Required task: Write out the opening lines of the data word for word, up to and including the line with "120, 140, 160];", and leave every picture and every later line out.

___ Supplied material ___

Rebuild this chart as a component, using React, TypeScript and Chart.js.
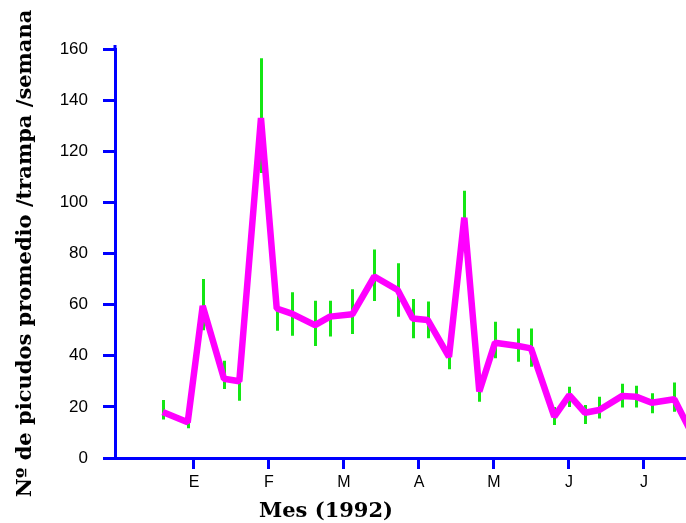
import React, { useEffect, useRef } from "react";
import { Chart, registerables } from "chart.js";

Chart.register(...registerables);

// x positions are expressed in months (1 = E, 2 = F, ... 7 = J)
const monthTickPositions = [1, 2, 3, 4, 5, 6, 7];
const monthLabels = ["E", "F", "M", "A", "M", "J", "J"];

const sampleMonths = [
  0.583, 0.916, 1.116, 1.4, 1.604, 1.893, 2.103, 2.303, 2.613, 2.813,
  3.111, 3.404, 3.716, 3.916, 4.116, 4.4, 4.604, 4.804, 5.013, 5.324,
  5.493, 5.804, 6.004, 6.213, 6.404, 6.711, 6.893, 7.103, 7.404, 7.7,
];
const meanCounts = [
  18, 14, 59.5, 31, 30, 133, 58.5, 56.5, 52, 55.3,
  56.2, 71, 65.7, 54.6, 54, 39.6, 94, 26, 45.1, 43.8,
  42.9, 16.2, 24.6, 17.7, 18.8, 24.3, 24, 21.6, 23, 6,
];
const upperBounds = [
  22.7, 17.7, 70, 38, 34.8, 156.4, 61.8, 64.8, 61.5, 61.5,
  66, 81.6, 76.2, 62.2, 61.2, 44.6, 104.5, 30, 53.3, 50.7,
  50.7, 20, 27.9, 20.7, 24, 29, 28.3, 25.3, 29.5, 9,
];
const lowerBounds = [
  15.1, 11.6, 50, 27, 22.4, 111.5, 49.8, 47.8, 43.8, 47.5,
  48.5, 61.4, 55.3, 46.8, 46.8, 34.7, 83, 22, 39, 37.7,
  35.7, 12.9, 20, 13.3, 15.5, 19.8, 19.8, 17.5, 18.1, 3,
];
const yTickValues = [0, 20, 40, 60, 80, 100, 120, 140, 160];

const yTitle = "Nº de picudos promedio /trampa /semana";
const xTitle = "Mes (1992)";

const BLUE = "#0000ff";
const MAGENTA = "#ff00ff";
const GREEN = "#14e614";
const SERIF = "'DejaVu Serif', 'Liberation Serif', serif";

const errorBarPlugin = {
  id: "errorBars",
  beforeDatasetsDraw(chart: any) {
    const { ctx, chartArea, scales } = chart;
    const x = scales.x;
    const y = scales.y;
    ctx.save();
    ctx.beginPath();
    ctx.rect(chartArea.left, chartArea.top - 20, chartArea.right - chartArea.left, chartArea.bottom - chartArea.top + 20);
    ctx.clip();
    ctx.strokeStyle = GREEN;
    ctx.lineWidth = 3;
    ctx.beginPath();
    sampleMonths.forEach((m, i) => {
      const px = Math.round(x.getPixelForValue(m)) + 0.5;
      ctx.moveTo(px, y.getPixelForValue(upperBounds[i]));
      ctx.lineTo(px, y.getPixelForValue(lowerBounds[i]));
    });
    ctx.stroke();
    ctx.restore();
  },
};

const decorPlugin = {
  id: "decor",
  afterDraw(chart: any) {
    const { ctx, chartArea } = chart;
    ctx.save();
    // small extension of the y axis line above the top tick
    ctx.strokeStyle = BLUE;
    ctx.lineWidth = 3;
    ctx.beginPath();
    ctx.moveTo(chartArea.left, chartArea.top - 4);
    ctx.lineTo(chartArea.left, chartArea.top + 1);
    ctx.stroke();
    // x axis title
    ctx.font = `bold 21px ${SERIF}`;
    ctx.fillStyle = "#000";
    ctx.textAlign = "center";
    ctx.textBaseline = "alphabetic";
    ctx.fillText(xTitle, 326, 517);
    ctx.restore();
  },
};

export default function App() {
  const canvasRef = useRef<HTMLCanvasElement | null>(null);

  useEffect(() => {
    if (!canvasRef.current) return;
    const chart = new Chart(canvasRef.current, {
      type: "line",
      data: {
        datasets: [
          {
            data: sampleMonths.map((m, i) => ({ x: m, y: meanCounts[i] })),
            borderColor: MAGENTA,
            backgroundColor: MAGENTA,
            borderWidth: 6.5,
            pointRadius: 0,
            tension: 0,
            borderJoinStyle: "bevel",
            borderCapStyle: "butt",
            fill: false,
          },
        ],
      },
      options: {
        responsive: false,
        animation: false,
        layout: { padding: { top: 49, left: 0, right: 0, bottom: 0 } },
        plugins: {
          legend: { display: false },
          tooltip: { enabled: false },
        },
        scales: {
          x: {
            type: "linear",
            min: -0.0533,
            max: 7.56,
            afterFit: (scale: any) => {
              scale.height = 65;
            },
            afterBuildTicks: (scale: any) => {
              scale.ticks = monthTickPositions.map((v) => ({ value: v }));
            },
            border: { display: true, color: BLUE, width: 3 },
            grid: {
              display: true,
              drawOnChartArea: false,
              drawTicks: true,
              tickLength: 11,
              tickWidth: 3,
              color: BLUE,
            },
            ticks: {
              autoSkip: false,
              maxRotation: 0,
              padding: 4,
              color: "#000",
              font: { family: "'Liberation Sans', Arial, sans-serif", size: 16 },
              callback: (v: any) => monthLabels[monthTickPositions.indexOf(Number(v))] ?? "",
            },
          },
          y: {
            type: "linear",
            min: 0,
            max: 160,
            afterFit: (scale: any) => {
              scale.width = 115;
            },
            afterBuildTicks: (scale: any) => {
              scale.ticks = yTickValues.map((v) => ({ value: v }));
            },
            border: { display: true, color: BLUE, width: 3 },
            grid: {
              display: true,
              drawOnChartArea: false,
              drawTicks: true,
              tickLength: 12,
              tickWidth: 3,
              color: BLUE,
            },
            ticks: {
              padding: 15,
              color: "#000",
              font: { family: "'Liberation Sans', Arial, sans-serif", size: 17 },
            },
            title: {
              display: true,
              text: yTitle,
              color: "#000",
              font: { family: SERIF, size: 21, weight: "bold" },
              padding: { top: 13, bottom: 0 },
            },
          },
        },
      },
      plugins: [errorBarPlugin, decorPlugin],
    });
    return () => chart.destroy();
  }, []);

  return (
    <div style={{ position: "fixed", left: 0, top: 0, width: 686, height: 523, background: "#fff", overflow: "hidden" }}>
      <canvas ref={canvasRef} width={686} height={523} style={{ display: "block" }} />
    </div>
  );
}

___

Response:
Rebuild this chart as a component, using React, TypeScript and Chart.js.
import React, { useEffect, useRef } from "react";
import { Chart, registerables } from "chart.js";

Chart.register(...registerables);

// x positions are expressed in months (1 = E, 2 = F, ... 7 = J)
const monthTickPositions = [1, 2, 3, 4, 5, 6, 7];
const monthLabels = ["E", "F", "M", "A", "M", "J", "J"];

const sampleMonths = [
  0.583, 0.916, 1.116, 1.4, 1.604, 1.893, 2.103, 2.303, 2.613, 2.813,
  3.111, 3.404, 3.716, 3.916, 4.116, 4.4, 4.604, 4.804, 5.013, 5.324,
  5.493, 5.804, 6.004, 6.213, 6.404, 6.711, 6.893, 7.103, 7.404, 7.7,
];
const meanCounts = [
  18, 14, 59.5, 31, 30, 133, 58.5, 56.5, 52, 55.3,
  56.2, 71, 65.7, 54.6, 54, 39.6, 94, 26, 45.1, 43.8,
  42.9, 16.2, 24.6, 17.7, 18.8, 24.3, 24, 21.6, 23, 6,
];
const upperBounds = [
  22.7, 17.7, 70, 38, 34.8, 156.4, 61.8, 64.8, 61.5, 61.5,
  66, 81.6, 76.2, 62.2, 61.2, 44.6, 104.5, 30, 53.3, 50.7,
  50.7, 20, 27.9, 20.7, 24, 29, 28.3, 25.3, 29.5, 9,
];
const lowerBounds = [
  15.1, 11.6, 50, 27, 22.4, 111.5, 49.8, 47.8, 43.8, 47.5,
  48.5, 61.4, 55.3, 46.8, 46.8, 34.7, 83, 22, 39, 37.7,
  35.7, 12.9, 20, 13.3, 15.5, 19.8, 19.8, 17.5, 18.1, 3,
];
const yTickValues = [0, 20, 40, 60, 80, 100, 120, 140, 160];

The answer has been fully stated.